START

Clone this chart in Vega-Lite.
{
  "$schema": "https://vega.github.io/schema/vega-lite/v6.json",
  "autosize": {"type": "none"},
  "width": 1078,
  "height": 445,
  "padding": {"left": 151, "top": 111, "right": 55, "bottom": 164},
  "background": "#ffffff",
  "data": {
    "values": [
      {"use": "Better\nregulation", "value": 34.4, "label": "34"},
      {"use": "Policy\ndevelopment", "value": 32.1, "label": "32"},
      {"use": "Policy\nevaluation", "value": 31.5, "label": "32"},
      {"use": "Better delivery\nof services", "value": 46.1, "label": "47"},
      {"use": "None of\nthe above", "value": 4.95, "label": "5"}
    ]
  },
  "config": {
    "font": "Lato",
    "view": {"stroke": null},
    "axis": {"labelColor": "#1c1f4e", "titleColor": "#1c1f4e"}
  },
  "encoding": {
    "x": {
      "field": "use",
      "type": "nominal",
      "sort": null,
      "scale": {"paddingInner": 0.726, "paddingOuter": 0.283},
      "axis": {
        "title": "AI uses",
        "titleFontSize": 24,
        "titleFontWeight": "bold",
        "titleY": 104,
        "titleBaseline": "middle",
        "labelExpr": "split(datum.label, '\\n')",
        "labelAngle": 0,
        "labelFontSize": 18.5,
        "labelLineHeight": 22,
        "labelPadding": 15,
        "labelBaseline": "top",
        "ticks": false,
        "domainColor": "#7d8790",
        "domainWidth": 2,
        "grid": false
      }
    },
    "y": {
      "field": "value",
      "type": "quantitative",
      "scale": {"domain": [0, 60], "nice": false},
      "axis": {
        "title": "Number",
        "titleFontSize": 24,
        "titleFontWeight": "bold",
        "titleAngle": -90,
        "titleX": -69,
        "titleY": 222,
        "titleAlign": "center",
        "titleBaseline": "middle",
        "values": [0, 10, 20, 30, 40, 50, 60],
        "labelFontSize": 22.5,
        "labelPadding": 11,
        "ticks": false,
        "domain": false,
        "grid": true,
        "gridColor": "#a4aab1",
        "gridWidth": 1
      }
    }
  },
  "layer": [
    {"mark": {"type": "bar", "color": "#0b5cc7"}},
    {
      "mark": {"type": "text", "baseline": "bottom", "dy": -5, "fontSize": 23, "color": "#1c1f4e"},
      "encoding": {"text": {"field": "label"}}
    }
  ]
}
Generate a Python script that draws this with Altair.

END

> _WRITTEN EXERCISE_
Output the whole listing above again, word for word.

> _EXERCISE OUTPUT_
Clone this chart in Vega-Lite.
{
  "$schema": "https://vega.github.io/schema/vega-lite/v6.json",
  "autosize": {"type": "none"},
  "width": 1078,
  "height": 445,
  "padding": {"left": 151, "top": 111, "right": 55, "bottom": 164},
  "background": "#ffffff",
  "data": {
    "values": [
      {"use": "Better\nregulation", "value": 34.4, "label": "34"},
      {"use": "Policy\ndevelopment", "value": 32.1, "label": "32"},
      {"use": "Policy\nevaluation", "value": 31.5, "label": "32"},
      {"use": "Better delivery\nof services", "value": 46.1, "label": "47"},
      {"use": "None of\nthe above", "value": 4.95, "label": "5"}
    ]
  },
  "config": {
    "font": "Lato",
    "view": {"stroke": null},
    "axis": {"labelColor": "#1c1f4e", "titleColor": "#1c1f4e"}
  },
  "encoding": {
    "x": {
      "field": "use",
      "type": "nominal",
      "sort": null,
      "scale": {"paddingInner": 0.726, "paddingOuter": 0.283},
      "axis": {
        "title": "AI uses",
        "titleFontSize": 24,
        "titleFontWeight": "bold",
        "titleY": 104,
        "titleBaseline": "middle",
        "labelExpr": "split(datum.label, '\\n')",
        "labelAngle": 0,
        "labelFontSize": 18.5,
        "labelLineHeight": 22,
        "labelPadding": 15,
        "labelBaseline": "top",
        "ticks": false,
        "domainColor": "#7d8790",
        "domainWidth": 2,
        "grid": false
      }
    },
    "y": {
      "field": "value",
      "type": "quantitative",
      "scale": {"domain": [0, 60], "nice": false},
      "axis": {
        "title": "Number",
        "titleFontSize": 24,
        "titleFontWeight": "bold",
        "titleAngle": -90,
        "titleX": -69,
        "titleY": 222,
        "titleAlign": "center",
        "titleBaseline": "middle",
        "values": [0, 10, 20, 30, 40, 50, 60],
        "labelFontSize": 22.5,
        "labelPadding": 11,
        "ticks": false,
        "domain": false,
        "grid": true,
        "gridColor": "#a4aab1",
        "gridWidth": 1
      }
    }
  },
  "layer": [
    {"mark": {"type": "bar", "color": "#0b5cc7"}},
    {
      "mark": {"type": "text", "baseline": "bottom", "dy": -5, "fontSize": 23, "color": "#1c1f4e"},
      "encoding": {"text": {"field": "label"}}
    }
  ]
}
Generate a Python script that draws this with Altair.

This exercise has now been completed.